◆ GIVEN EXERCISE
Using the data below, repeat all of it precisely.
=== INFORMATION PROVIDED ===
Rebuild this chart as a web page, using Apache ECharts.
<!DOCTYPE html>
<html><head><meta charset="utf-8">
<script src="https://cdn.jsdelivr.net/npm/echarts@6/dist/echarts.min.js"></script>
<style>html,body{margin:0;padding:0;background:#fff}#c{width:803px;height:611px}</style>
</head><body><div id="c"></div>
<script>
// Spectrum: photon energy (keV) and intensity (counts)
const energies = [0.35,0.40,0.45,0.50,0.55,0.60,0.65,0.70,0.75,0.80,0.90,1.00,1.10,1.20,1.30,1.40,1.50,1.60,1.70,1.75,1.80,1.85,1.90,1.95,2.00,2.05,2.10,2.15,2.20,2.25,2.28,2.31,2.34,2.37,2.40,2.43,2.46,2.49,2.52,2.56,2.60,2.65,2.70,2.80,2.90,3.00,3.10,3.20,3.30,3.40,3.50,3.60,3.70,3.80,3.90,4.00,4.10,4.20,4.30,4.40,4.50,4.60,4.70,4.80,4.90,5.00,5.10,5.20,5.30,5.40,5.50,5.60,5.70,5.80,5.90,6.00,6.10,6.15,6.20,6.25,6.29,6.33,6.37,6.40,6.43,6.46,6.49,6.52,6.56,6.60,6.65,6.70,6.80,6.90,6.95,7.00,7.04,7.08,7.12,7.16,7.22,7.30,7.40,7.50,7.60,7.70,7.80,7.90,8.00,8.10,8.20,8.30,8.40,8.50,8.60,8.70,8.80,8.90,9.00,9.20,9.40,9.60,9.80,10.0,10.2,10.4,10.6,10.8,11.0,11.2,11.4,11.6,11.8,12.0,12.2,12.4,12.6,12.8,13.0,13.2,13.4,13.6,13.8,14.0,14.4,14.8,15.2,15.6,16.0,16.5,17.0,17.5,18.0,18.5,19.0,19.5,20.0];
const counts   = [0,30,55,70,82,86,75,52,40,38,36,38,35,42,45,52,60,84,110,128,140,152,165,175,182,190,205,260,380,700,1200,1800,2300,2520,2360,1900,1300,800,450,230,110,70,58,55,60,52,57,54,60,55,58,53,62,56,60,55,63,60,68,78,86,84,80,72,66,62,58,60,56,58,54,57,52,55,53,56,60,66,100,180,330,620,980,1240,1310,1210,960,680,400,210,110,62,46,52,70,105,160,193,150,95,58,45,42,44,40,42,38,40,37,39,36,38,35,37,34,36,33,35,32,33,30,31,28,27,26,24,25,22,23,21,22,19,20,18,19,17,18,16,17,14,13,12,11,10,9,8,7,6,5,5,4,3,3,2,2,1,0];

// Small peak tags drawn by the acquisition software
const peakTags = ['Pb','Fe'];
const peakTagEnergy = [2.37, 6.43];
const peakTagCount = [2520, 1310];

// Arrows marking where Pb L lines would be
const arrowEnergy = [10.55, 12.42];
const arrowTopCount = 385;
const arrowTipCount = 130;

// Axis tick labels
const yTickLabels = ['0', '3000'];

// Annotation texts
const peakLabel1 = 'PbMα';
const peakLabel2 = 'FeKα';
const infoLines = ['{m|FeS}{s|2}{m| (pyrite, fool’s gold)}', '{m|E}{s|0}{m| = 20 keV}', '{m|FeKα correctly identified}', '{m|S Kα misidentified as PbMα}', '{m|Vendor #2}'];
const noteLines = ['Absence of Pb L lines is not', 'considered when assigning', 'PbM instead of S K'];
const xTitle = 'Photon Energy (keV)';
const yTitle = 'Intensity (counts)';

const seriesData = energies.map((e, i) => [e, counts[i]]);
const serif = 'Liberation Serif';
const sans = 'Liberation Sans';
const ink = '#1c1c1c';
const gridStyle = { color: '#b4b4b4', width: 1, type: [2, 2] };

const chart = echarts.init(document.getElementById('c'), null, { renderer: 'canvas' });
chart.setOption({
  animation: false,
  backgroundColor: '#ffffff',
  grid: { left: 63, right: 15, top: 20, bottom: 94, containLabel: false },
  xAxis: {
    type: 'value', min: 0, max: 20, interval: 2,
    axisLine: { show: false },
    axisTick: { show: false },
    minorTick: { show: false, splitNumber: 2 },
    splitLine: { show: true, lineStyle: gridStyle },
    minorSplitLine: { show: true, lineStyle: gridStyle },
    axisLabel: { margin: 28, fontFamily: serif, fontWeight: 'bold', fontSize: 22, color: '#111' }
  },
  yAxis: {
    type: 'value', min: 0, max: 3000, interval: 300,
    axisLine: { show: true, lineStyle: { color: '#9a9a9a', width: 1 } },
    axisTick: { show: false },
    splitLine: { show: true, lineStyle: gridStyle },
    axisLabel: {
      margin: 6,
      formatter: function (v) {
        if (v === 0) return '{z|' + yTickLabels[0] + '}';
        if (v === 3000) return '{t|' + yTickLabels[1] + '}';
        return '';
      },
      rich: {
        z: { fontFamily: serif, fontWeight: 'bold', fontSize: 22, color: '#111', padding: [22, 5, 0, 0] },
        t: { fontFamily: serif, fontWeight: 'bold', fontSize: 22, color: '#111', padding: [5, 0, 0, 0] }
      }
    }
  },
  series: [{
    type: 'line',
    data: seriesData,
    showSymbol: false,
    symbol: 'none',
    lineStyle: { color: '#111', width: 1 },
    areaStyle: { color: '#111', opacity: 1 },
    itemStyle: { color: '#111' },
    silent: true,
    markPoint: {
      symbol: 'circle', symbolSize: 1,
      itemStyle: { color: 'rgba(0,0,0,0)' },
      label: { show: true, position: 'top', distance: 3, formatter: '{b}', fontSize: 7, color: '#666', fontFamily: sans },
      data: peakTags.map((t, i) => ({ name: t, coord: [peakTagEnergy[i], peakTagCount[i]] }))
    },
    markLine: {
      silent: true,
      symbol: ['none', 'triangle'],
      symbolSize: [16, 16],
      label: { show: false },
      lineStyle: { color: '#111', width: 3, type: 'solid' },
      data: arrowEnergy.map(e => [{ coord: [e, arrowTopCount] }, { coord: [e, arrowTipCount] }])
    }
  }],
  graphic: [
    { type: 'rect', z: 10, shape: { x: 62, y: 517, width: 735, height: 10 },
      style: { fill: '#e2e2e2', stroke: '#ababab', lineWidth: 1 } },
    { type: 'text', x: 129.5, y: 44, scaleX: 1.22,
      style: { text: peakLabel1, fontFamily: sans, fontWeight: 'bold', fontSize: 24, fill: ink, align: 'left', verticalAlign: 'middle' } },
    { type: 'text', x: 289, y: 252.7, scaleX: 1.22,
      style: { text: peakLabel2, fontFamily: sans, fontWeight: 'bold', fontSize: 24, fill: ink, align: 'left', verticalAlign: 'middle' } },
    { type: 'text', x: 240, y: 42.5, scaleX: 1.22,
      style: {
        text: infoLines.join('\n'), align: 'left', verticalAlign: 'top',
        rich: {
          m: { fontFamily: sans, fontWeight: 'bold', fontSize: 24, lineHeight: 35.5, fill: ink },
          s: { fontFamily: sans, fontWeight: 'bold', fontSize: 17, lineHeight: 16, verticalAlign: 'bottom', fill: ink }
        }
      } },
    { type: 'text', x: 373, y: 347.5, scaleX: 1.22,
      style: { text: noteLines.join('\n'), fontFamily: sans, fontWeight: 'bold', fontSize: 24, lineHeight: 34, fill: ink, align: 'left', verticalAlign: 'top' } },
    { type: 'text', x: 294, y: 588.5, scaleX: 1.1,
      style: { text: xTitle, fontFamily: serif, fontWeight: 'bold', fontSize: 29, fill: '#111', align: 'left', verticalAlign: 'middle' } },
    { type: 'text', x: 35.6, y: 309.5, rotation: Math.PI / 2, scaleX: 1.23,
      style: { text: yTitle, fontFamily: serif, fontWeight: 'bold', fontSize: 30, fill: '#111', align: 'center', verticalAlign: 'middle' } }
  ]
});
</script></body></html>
===
◆ OUTPUT BELOW
Rebuild this chart as a web page, using Apache ECharts.
<!DOCTYPE html>
<html><head><meta charset="utf-8">
<script src="https://cdn.jsdelivr.net/npm/echarts@6/dist/echarts.min.js"></script>
<style>html,body{margin:0;padding:0;background:#fff}#c{width:803px;height:611px}</style>
</head><body><div id="c"></div>
<script>
// Spectrum: photon energy (keV) and intensity (counts)
const energies = [0.35,0.40,0.45,0.50,0.55,0.60,0.65,0.70,0.75,0.80,0.90,1.00,1.10,1.20,1.30,1.40,1.50,1.60,1.70,1.75,1.80,1.85,1.90,1.95,2.00,2.05,2.10,2.15,2.20,2.25,2.28,2.31,2.34,2.37,2.40,2.43,2.46,2.49,2.52,2.56,2.60,2.65,2.70,2.80,2.90,3.00,3.10,3.20,3.30,3.40,3.50,3.60,3.70,3.80,3.90,4.00,4.10,4.20,4.30,4.40,4.50,4.60,4.70,4.80,4.90,5.00,5.10,5.20,5.30,5.40,5.50,5.60,5.70,5.80,5.90,6.00,6.10,6.15,6.20,6.25,6.29,6.33,6.37,6.40,6.43,6.46,6.49,6.52,6.56,6.60,6.65,6.70,6.80,6.90,6.95,7.00,7.04,7.08,7.12,7.16,7.22,7.30,7.40,7.50,7.60,7.70,7.80,7.90,8.00,8.10,8.20,8.30,8.40,8.50,8.60,8.70,8.80,8.90,9.00,9.20,9.40,9.60,9.80,10.0,10.2,10.4,10.6,10.8,11.0,11.2,11.4,11.6,11.8,12.0,12.2,12.4,12.6,12.8,13.0,13.2,13.4,13.6,13.8,14.0,14.4,14.8,15.2,15.6,16.0,16.5,17.0,17.5,18.0,18.5,19.0,19.5,20.0];
const counts   = [0,30,55,70,82,86,75,52,40,38,36,38,35,42,45,52,60,84,110,128,140,152,165,175,182,190,205,260,380,700,1200,1800,2300,2520,2360,1900,1300,800,450,230,110,70,58,55,60,52,57,54,60,55,58,53,62,56,60,55,63,60,68,78,86,84,80,72,66,62,58,60,56,58,54,57,52,55,53,56,60,66,100,180,330,620,980,1240,1310,1210,960,680,400,210,110,62,46,52,70,105,160,193,150,95,58,45,42,44,40,42,38,40,37,39,36,38,35,37,34,36,33,35,32,33,30,31,28,27,26,24,25,22,23,21,22,19,20,18,19,17,18,16,17,14,13,12,11,10,9,8,7,6,5,5,4,3,3,2,2,1,0];

// Small peak tags drawn by the acquisition software
const peakTags = ['Pb','Fe'];
const peakTagEnergy = [2.37, 6.43];
const peakTagCount = [2520, 1310];

// Arrows marking where Pb L lines would be
const arrowEnergy = [10.55, 12.42];
const arrowTopCount = 385;
const arrowTipCount = 130;

// Axis tick labels
const yTickLabels = ['0', '3000'];

// Annotation texts
const peakLabel1 = 'PbMα';
const peakLabel2 = 'FeKα';
const infoLines = ['{m|FeS}{s|2}{m| (pyrite, fool’s gold)}', '{m|E}{s|0}{m| = 20 keV}', '{m|FeKα correctly identified}', '{m|S Kα misidentified as PbMα}', '{m|Vendor #2}'];
const noteLines = ['Absence of Pb L lines is not', 'considered when assigning', 'PbM instead of S K'];
const xTitle = 'Photon Energy (keV)';
const yTitle = 'Intensity (counts)';

const seriesData = energies.map((e, i) => [e, counts[i]]);
const serif = 'Liberation Serif';
const sans = 'Liberation Sans';
const ink = '#1c1c1c';
const gridStyle = { color: '#b4b4b4', width: 1, type: [2, 2] };

const chart = echarts.init(document.getElementById('c'), null, { renderer: 'canvas' });
chart.setOption({
  animation: false,
  backgroundColor: '#ffffff',
  grid: { left: 63, right: 15, top: 20, bottom: 94, containLabel: false },
  xAxis: {
    type: 'value', min: 0, max: 20, interval: 2,
    axisLine: { show: false },
    axisTick: { show: false },
    minorTick: { show: false, splitNumber: 2 },
    splitLine: { show: true, lineStyle: gridStyle },
    minorSplitLine: { show: true, lineStyle: gridStyle },
    axisLabel: { margin: 28, fontFamily: serif, fontWeight: 'bold', fontSize: 22, color: '#111' }
  },
  yAxis: {
    type: 'value', min: 0, max: 3000, interval: 300,
    axisLine: { show: true, lineStyle: { color: '#9a9a9a', width: 1 } },
    axisTick: { show: false },
    splitLine: { show: true, lineStyle: gridStyle },
    axisLabel: {
      margin: 6,
      formatter: function (v) {
        if (v === 0) return '{z|' + yTickLabels[0] + '}';
        if (v === 3000) return '{t|' + yTickLabels[1] + '}';
        return '';
      },
      rich: {
        z: { fontFamily: serif, fontWeight: 'bold', fontSize: 22, color: '#111', padding: [22, 5, 0, 0] },
        t: { fontFamily: serif, fontWeight: 'bold', fontSize: 22, color: '#111', padding: [5, 0, 0, 0] }
      }
    }
  },
  series: [{
    type: 'line',
    data: seriesData,
    showSymbol: false,
    symbol: 'none',
    lineStyle: { color: '#111', width: 1 },
    areaStyle: { color: '#111', opacity: 1 },
    itemStyle: { color: '#111' },
    silent: true,
    markPoint: {
      symbol: 'circle', symbolSize: 1,
      itemStyle: { color: 'rgba(0,0,0,0)' },
      label: { show: true, position: 'top', distance: 3, formatter: '{b}', fontSize: 7, color: '#666', fontFamily: sans },
      data: peakTags.map((t, i) => ({ name: t, coord: [peakTagEnergy[i], peakTagCount[i]] }))
    },
    markLine: {
      silent: true,
      symbol: ['none', 'triangle'],
      symbolSize: [16, 16],
      label: { show: false },
      lineStyle: { color: '#111', width: 3, type: 'solid' },
      data: arrowEnergy.map(e => [{ coord: [e, arrowTopCount] }, { coord: [e, arrowTipCount] }])
    }
  }],
  graphic: [
    { type: 'rect', z: 10, shape: { x: 62, y: 517, width: 735, height: 10 },
      style: { fill: '#e2e2e2', stroke: '#ababab', lineWidth: 1 } },
    { type: 'text', x: 129.5, y: 44, scaleX: 1.22,
      style: { text: peakLabel1, fontFamily: sans, fontWeight: 'bold', fontSize: 24, fill: ink, align: 'left', verticalAlign: 'middle' } },
    { type: 'text', x: 289, y: 252.7, scaleX: 1.22,
      style: { text: peakLabel2, fontFamily: sans, fontWeight: 'bold', fontSize: 24, fill: ink, align: 'left', verticalAlign: 'middle' } },
    { type: 'text', x: 240, y: 42.5, scaleX: 1.22,
      style: {
        text: infoLines.join('\n'), align: 'left', verticalAlign: 'top',
        rich: {
          m: { fontFamily: sans, fontWeight: 'bold', fontSize: 24, lineHeight: 35.5, fill: ink },
          s: { fontFamily: sans, fontWeight: 'bold', fontSize: 17, lineHeight: 16, verticalAlign: 'bottom', fill: ink }
        }
      } },
    { type: 'text', x: 373, y: 347.5, scaleX: 1.22,
      style: { text: noteLines.join('\n'), fontFamily: sans, fontWeight: 'bold', fontSize: 24, lineHeight: 34, fill: ink, align: 'left', verticalAlign: 'top' } },
    { type: 'text', x: 294, y: 588.5, scaleX: 1.1,
      style: { text: xTitle, fontFamily: serif, fontWeight: 'bold', fontSize: 29, fill: '#111', align: 'left', verticalAlign: 'middle' } },
    { type: 'text', x: 35.6, y: 309.5, rotation: Math.PI / 2, scaleX: 1.23,
      style: { text: yTitle, fontFamily: serif, fontWeight: 'bold', fontSize: 30, fill: '#111', align: 'center', verticalAlign: 'middle' } }
  ]
});
</script></body></html>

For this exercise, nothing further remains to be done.